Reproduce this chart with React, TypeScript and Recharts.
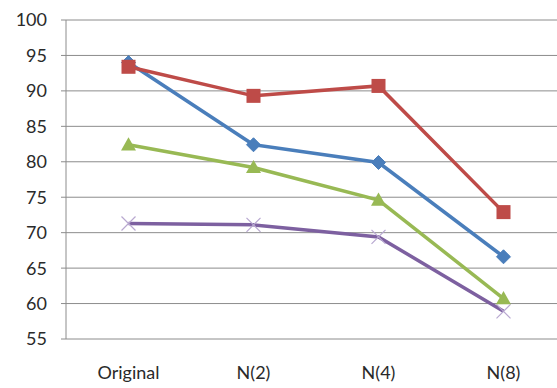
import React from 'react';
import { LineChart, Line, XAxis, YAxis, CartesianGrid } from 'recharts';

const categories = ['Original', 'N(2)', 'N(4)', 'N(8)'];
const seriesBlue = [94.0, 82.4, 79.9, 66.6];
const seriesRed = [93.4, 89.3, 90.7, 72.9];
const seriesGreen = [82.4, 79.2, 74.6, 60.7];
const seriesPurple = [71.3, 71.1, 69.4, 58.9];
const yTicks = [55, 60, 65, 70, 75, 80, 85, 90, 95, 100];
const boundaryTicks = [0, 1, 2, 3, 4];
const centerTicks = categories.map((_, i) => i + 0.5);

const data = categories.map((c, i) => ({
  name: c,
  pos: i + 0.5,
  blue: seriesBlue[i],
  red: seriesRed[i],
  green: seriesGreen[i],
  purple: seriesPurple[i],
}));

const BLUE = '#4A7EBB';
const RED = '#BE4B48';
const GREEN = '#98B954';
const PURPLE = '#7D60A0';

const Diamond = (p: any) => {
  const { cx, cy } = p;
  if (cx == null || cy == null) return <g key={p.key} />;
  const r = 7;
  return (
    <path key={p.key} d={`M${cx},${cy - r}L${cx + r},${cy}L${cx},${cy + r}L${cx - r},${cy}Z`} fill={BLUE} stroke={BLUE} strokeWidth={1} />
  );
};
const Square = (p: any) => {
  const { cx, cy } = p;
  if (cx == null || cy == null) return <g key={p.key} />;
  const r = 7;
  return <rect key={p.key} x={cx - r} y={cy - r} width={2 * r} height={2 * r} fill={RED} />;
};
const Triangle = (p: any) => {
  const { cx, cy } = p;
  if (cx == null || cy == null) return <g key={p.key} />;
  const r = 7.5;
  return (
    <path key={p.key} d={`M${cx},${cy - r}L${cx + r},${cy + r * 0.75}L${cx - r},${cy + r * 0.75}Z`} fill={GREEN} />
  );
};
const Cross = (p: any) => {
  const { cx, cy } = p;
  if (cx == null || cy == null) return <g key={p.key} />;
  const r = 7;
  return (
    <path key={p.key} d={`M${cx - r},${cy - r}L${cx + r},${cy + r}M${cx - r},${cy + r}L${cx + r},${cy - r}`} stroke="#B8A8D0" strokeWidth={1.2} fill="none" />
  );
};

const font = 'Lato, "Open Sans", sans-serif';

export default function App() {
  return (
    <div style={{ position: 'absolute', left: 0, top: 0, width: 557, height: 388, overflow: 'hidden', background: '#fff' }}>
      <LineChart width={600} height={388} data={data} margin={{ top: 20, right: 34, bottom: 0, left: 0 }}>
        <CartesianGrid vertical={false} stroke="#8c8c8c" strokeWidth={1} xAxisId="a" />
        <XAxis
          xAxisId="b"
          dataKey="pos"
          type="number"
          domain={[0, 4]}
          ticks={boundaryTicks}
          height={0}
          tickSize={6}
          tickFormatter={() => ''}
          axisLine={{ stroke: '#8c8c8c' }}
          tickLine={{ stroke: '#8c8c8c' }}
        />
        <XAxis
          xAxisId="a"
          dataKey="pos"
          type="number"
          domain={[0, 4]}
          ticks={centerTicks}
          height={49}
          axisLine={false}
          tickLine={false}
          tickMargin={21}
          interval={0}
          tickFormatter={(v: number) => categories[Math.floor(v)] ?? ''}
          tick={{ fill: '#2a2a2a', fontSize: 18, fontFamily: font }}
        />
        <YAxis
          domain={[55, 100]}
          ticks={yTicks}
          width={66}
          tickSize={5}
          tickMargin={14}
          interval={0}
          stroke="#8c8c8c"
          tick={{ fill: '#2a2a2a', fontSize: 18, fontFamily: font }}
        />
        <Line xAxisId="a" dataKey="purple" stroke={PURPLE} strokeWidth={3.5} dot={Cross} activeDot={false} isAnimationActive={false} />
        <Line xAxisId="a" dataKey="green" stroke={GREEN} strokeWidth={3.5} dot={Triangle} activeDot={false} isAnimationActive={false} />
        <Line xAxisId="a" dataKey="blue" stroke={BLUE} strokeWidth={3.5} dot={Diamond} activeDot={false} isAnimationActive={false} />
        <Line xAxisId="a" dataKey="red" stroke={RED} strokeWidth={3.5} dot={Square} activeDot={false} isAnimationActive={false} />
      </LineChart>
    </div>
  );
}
******************************
### Written request:
Repeat the material above in full and exactly, omitting the pictures.

### Result for this exercise:
Reproduce this chart with React, TypeScript and Recharts.
import React from 'react';
import { LineChart, Line, XAxis, YAxis, CartesianGrid } from 'recharts';

const categories = ['Original', 'N(2)', 'N(4)', 'N(8)'];
const seriesBlue = [94.0, 82.4, 79.9, 66.6];
const seriesRed = [93.4, 89.3, 90.7, 72.9];
const seriesGreen = [82.4, 79.2, 74.6, 60.7];
const seriesPurple = [71.3, 71.1, 69.4, 58.9];
const yTicks = [55, 60, 65, 70, 75, 80, 85, 90, 95, 100];
const boundaryTicks = [0, 1, 2, 3, 4];
const centerTicks = categories.map((_, i) => i + 0.5);

const data = categories.map((c, i) => ({
  name: c,
  pos: i + 0.5,
  blue: seriesBlue[i],
  red: seriesRed[i],
  green: seriesGreen[i],
  purple: seriesPurple[i],
}));

const BLUE = '#4A7EBB';
const RED = '#BE4B48';
const GREEN = '#98B954';
const PURPLE = '#7D60A0';

const Diamond = (p: any) => {
  const { cx, cy } = p;
  if (cx == null || cy == null) return <g key={p.key} />;
  const r = 7;
  return (
    <path key={p.key} d={`M${cx},${cy - r}L${cx + r},${cy}L${cx},${cy + r}L${cx - r},${cy}Z`} fill={BLUE} stroke={BLUE} strokeWidth={1} />
  );
};
const Square = (p: any) => {
  const { cx, cy } = p;
  if (cx == null || cy == null) return <g key={p.key} />;
  const r = 7;
  return <rect key={p.key} x={cx - r} y={cy - r} width={2 * r} height={2 * r} fill={RED} />;
};
const Triangle = (p: any) => {
  const { cx, cy } = p;
  if (cx == null || cy == null) return <g key={p.key} />;
  const r = 7.5;
  return (
    <path key={p.key} d={`M${cx},${cy - r}L${cx + r},${cy + r * 0.75}L${cx - r},${cy + r * 0.75}Z`} fill={GREEN} />
  );
};
const Cross = (p: any) => {
  const { cx, cy } = p;
  if (cx == null || cy == null) return <g key={p.key} />;
  const r = 7;
  return (
    <path key={p.key} d={`M${cx - r},${cy - r}L${cx + r},${cy + r}M${cx - r},${cy + r}L${cx + r},${cy - r}`} stroke="#B8A8D0" strokeWidth={1.2} fill="none" />
  );
};

const font = 'Lato, "Open Sans", sans-serif';

export default function App() {
  return (
    <div style={{ position: 'absolute', left: 0, top: 0, width: 557, height: 388, overflow: 'hidden', background: '#fff' }}>
      <LineChart width={600} height={388} data={data} margin={{ top: 20, right: 34, bottom: 0, left: 0 }}>
        <CartesianGrid vertical={false} stroke="#8c8c8c" strokeWidth={1} xAxisId="a" />
        <XAxis
          xAxisId="b"
          dataKey="pos"
          type="number"
          domain={[0, 4]}
          ticks={boundaryTicks}
          height={0}
          tickSize={6}
          tickFormatter={() => ''}
          axisLine={{ stroke: '#8c8c8c' }}
          tickLine={{ stroke: '#8c8c8c' }}
        />
        <XAxis
          xAxisId="a"
          dataKey="pos"
          type="number"
          domain={[0, 4]}
          ticks={centerTicks}
          height={49}
          axisLine={false}
          tickLine={false}
          tickMargin={21}
          interval={0}
          tickFormatter={(v: number) => categories[Math.floor(v)] ?? ''}
          tick={{ fill: '#2a2a2a', fontSize: 18, fontFamily: font }}
        />
        <YAxis
          domain={[55, 100]}
          ticks={yTicks}
          width={66}
          tickSize={5}
          tickMargin={14}
          interval={0}
          stroke="#8c8c8c"
          tick={{ fill: '#2a2a2a', fontSize: 18, fontFamily: font }}
        />
        <Line xAxisId="a" dataKey="purple" stroke={PURPLE} strokeWidth={3.5} dot={Cross} activeDot={false} isAnimationActive={false} />
        <Line xAxisId="a" dataKey="green" stroke={GREEN} strokeWidth={3.5} dot={Triangle} activeDot={false} isAnimationActive={false} />
        <Line xAxisId="a" dataKey="blue" stroke={BLUE} strokeWidth={3.5} dot={Diamond} activeDot={false} isAnimationActive={false} />
        <Line xAxisId="a" dataKey="red" stroke={RED} strokeWidth={3.5} dot={Square} activeDot={false} isAnimationActive={false} />
      </LineChart>
    </div>
  );
}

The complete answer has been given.